(Task brief): Each line of the material must be repeated precisely, with the pictures left out.

>> Begin Available data

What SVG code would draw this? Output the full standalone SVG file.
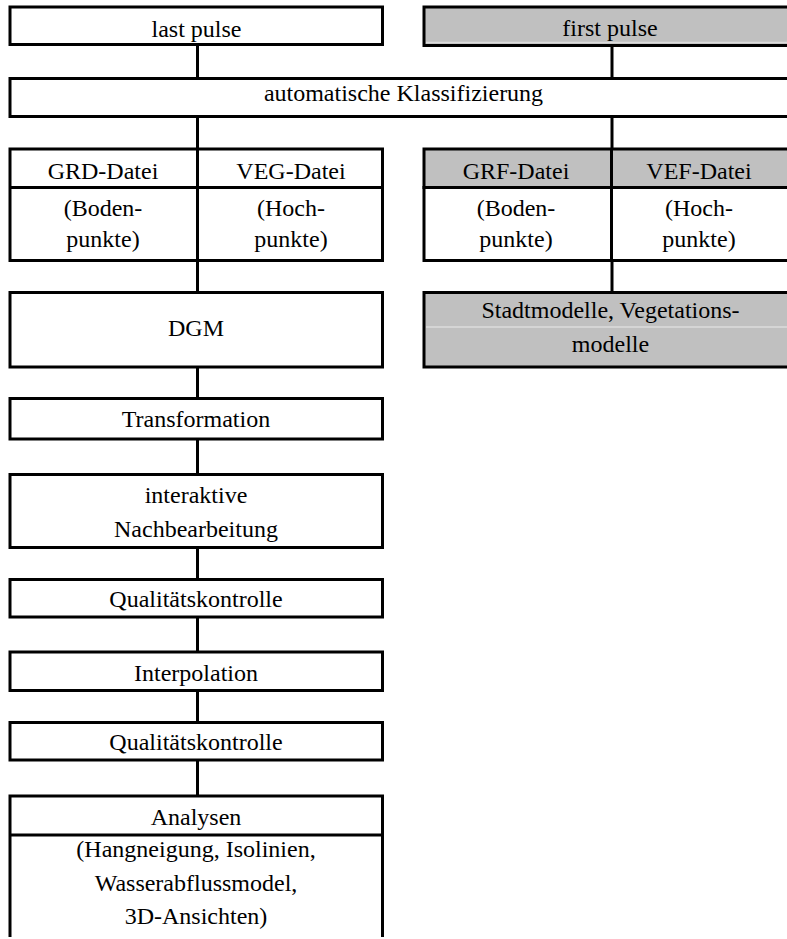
<svg xmlns="http://www.w3.org/2000/svg" width="787" height="939" viewBox="0 0 787 939" font-family="'Liberation Serif', serif" font-size="24" text-anchor="middle">
<style>
.b{fill:#fff;stroke:#000;stroke-width:3}
.g{fill:#c0c0c0;stroke:#000;stroke-width:3}
.l{stroke:#000;stroke-width:3;fill:none}
.f{stroke:#dcdcdc;stroke-width:1.5;fill:none}
</style>
<rect width="787" height="939" fill="#fff"/>
<g id="connectors">
<line class="l" x1="197.5" y1="44.5" x2="197.5" y2="78.5"/>
<line class="l" x1="612" y1="45.5" x2="612" y2="78.5"/>
<line class="l" x1="197.5" y1="116.5" x2="197.5" y2="149"/>
<line class="l" x1="612" y1="116.5" x2="612" y2="149"/>
<line class="l" x1="197.5" y1="260.5" x2="197.5" y2="292.5"/>
<line class="l" x1="612" y1="260.5" x2="612" y2="292.5"/>
<line class="l" x1="197.5" y1="367" x2="197.5" y2="398.5"/>
<line class="l" x1="197.5" y1="439" x2="197.5" y2="474.5"/>
<line class="l" x1="197.5" y1="547.5" x2="197.5" y2="579.5"/>
<line class="l" x1="197.5" y1="617" x2="197.5" y2="652"/>
<line class="l" x1="197.5" y1="690.5" x2="197.5" y2="722.5"/>
<line class="l" x1="197.5" y1="760" x2="197.5" y2="796"/>
</g>
<g id="last-pulse">
<rect class="b" x="10" y="7" width="372.5" height="37.5"/>
<text x="196.5" y="36.5">last pulse</text>
</g>
<g id="first-pulse">
<rect class="g" x="424" y="7" width="380" height="38.5"/>
<line class="f" x1="426" y1="42.5" x2="787" y2="42.5"/>
<text x="610" y="36">first pulse</text>
</g>
<g id="klassifizierung">
<rect class="b" x="10" y="78.5" width="800" height="38"/>
<text x="403.5" y="101">automatische Klassifizierung</text>
</g>
<g id="grd-veg">
<rect class="b" x="10" y="149" width="372.5" height="111.5"/>
<line class="l" x1="10" y1="187.5" x2="382.5" y2="187.5"/>
<line class="l" x1="197.5" y1="149" x2="197.5" y2="260.5"/>
<text x="103" y="179">GRD-Datei</text>
<text x="291" y="179">VEG-Datei</text>
<text x="103" y="216">(Boden-</text>
<text x="103" y="247">punkte)</text>
<text x="291" y="216">(Hoch-</text>
<text x="291" y="247">punkte)</text>
</g>
<g id="grf-vef">
<rect class="g" x="424" y="149" width="380" height="38.5"/>
<rect class="b" x="424" y="187.5" width="380" height="73"/>
<line class="l" x1="611.5" y1="149" x2="611.5" y2="260.5"/>
<text x="516" y="179">GRF-Datei</text>
<text x="699" y="179">VEF-Datei</text>
<text x="516" y="216">(Boden-</text>
<text x="516" y="247">punkte)</text>
<text x="699" y="216">(Hoch-</text>
<text x="699" y="247">punkte)</text>
</g>
<g id="dgm">
<rect class="b" x="10" y="292.5" width="372.5" height="74.5"/>
<text x="196" y="336">DGM</text>
</g>
<g id="stadtmodelle">
<rect class="g" x="424" y="292.5" width="380" height="74.5"/>
<line class="f" x1="426" y1="327" x2="787" y2="327"/>
<text x="610.5" y="318">Stadtmodelle, Vegetations-</text>
<text x="610.5" y="351.5">modelle</text>
</g>
<g id="transformation">
<rect class="b" x="10" y="398.5" width="372.5" height="40.5"/>
<text x="196" y="427">Transformation</text>
</g>
<g id="nachbearbeitung">
<rect class="b" x="10" y="474.5" width="372.5" height="73"/>
<text x="196" y="503">interaktive</text>
<text x="196" y="537">Nachbearbeitung</text>
</g>
<g id="qualitaet1">
<rect class="b" x="10" y="579.5" width="372.5" height="37.5"/>
<text x="196" y="607">Qualitätskontrolle</text>
</g>
<g id="interpolation">
<rect class="b" x="10" y="652" width="372.5" height="38.5"/>
<text x="196" y="680.5">Interpolation</text>
</g>
<g id="qualitaet2">
<rect class="b" x="10" y="722.5" width="372.5" height="37.5"/>
<text x="196" y="750">Qualitätskontrolle</text>
</g>
<g id="analysen">
<path class="l" d="M10,937 V796 H382.5 V937"/>
<line class="l" x1="10" y1="835" x2="382.5" y2="835"/>
<text x="196" y="825">Analysen</text>
<text x="196" y="857">(Hangneigung, Isolinien,</text>
<text x="196" y="890.5">Wasserabflussmodel,</text>
<text x="196" y="924">3D-Ansichten)</text>
</g>
</svg>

>> End Available data

(Correct output):
What SVG code would draw this? Output the full standalone SVG file.
<svg xmlns="http://www.w3.org/2000/svg" width="787" height="939" viewBox="0 0 787 939" font-family="'Liberation Serif', serif" font-size="24" text-anchor="middle">
<style>
.b{fill:#fff;stroke:#000;stroke-width:3}
.g{fill:#c0c0c0;stroke:#000;stroke-width:3}
.l{stroke:#000;stroke-width:3;fill:none}
.f{stroke:#dcdcdc;stroke-width:1.5;fill:none}
</style>
<rect width="787" height="939" fill="#fff"/>
<g id="connectors">
<line class="l" x1="197.5" y1="44.5" x2="197.5" y2="78.5"/>
<line class="l" x1="612" y1="45.5" x2="612" y2="78.5"/>
<line class="l" x1="197.5" y1="116.5" x2="197.5" y2="149"/>
<line class="l" x1="612" y1="116.5" x2="612" y2="149"/>
<line class="l" x1="197.5" y1="260.5" x2="197.5" y2="292.5"/>
<line class="l" x1="612" y1="260.5" x2="612" y2="292.5"/>
<line class="l" x1="197.5" y1="367" x2="197.5" y2="398.5"/>
<line class="l" x1="197.5" y1="439" x2="197.5" y2="474.5"/>
<line class="l" x1="197.5" y1="547.5" x2="197.5" y2="579.5"/>
<line class="l" x1="197.5" y1="617" x2="197.5" y2="652"/>
<line class="l" x1="197.5" y1="690.5" x2="197.5" y2="722.5"/>
<line class="l" x1="197.5" y1="760" x2="197.5" y2="796"/>
</g>
<g id="last-pulse">
<rect class="b" x="10" y="7" width="372.5" height="37.5"/>
<text x="196.5" y="36.5">last pulse</text>
</g>
<g id="first-pulse">
<rect class="g" x="424" y="7" width="380" height="38.5"/>
<line class="f" x1="426" y1="42.5" x2="787" y2="42.5"/>
<text x="610" y="36">first pulse</text>
</g>
<g id="klassifizierung">
<rect class="b" x="10" y="78.5" width="800" height="38"/>
<text x="403.5" y="101">automatische Klassifizierung</text>
</g>
<g id="grd-veg">
<rect class="b" x="10" y="149" width="372.5" height="111.5"/>
<line class="l" x1="10" y1="187.5" x2="382.5" y2="187.5"/>
<line class="l" x1="197.5" y1="149" x2="197.5" y2="260.5"/>
<text x="103" y="179">GRD-Datei</text>
<text x="291" y="179">VEG-Datei</text>
<text x="103" y="216">(Boden-</text>
<text x="103" y="247">punkte)</text>
<text x="291" y="216">(Hoch-</text>
<text x="291" y="247">punkte)</text>
</g>
<g id="grf-vef">
<rect class="g" x="424" y="149" width="380" height="38.5"/>
<rect class="b" x="424" y="187.5" width="380" height="73"/>
<line class="l" x1="611.5" y1="149" x2="611.5" y2="260.5"/>
<text x="516" y="179">GRF-Datei</text>
<text x="699" y="179">VEF-Datei</text>
<text x="516" y="216">(Boden-</text>
<text x="516" y="247">punkte)</text>
<text x="699" y="216">(Hoch-</text>
<text x="699" y="247">punkte)</text>
</g>
<g id="dgm">
<rect class="b" x="10" y="292.5" width="372.5" height="74.5"/>
<text x="196" y="336">DGM</text>
</g>
<g id="stadtmodelle">
<rect class="g" x="424" y="292.5" width="380" height="74.5"/>
<line class="f" x1="426" y1="327" x2="787" y2="327"/>
<text x="610.5" y="318">Stadtmodelle, Vegetations-</text>
<text x="610.5" y="351.5">modelle</text>
</g>
<g id="transformation">
<rect class="b" x="10" y="398.5" width="372.5" height="40.5"/>
<text x="196" y="427">Transformation</text>
</g>
<g id="nachbearbeitung">
<rect class="b" x="10" y="474.5" width="372.5" height="73"/>
<text x="196" y="503">interaktive</text>
<text x="196" y="537">Nachbearbeitung</text>
</g>
<g id="qualitaet1">
<rect class="b" x="10" y="579.5" width="372.5" height="37.5"/>
<text x="196" y="607">Qualitätskontrolle</text>
</g>
<g id="interpolation">
<rect class="b" x="10" y="652" width="372.5" height="38.5"/>
<text x="196" y="680.5">Interpolation</text>
</g>
<g id="qualitaet2">
<rect class="b" x="10" y="722.5" width="372.5" height="37.5"/>
<text x="196" y="750">Qualitätskontrolle</text>
</g>
<g id="analysen">
<path class="l" d="M10,937 V796 H382.5 V937"/>
<line class="l" x1="10" y1="835" x2="382.5" y2="835"/>
<text x="196" y="825">Analysen</text>
<text x="196" y="857">(Hangneigung, Isolinien,</text>
<text x="196" y="890.5">Wasserabflussmodel,</text>
<text x="196" y="924">3D-Ansichten)</text>
</g>
</svg>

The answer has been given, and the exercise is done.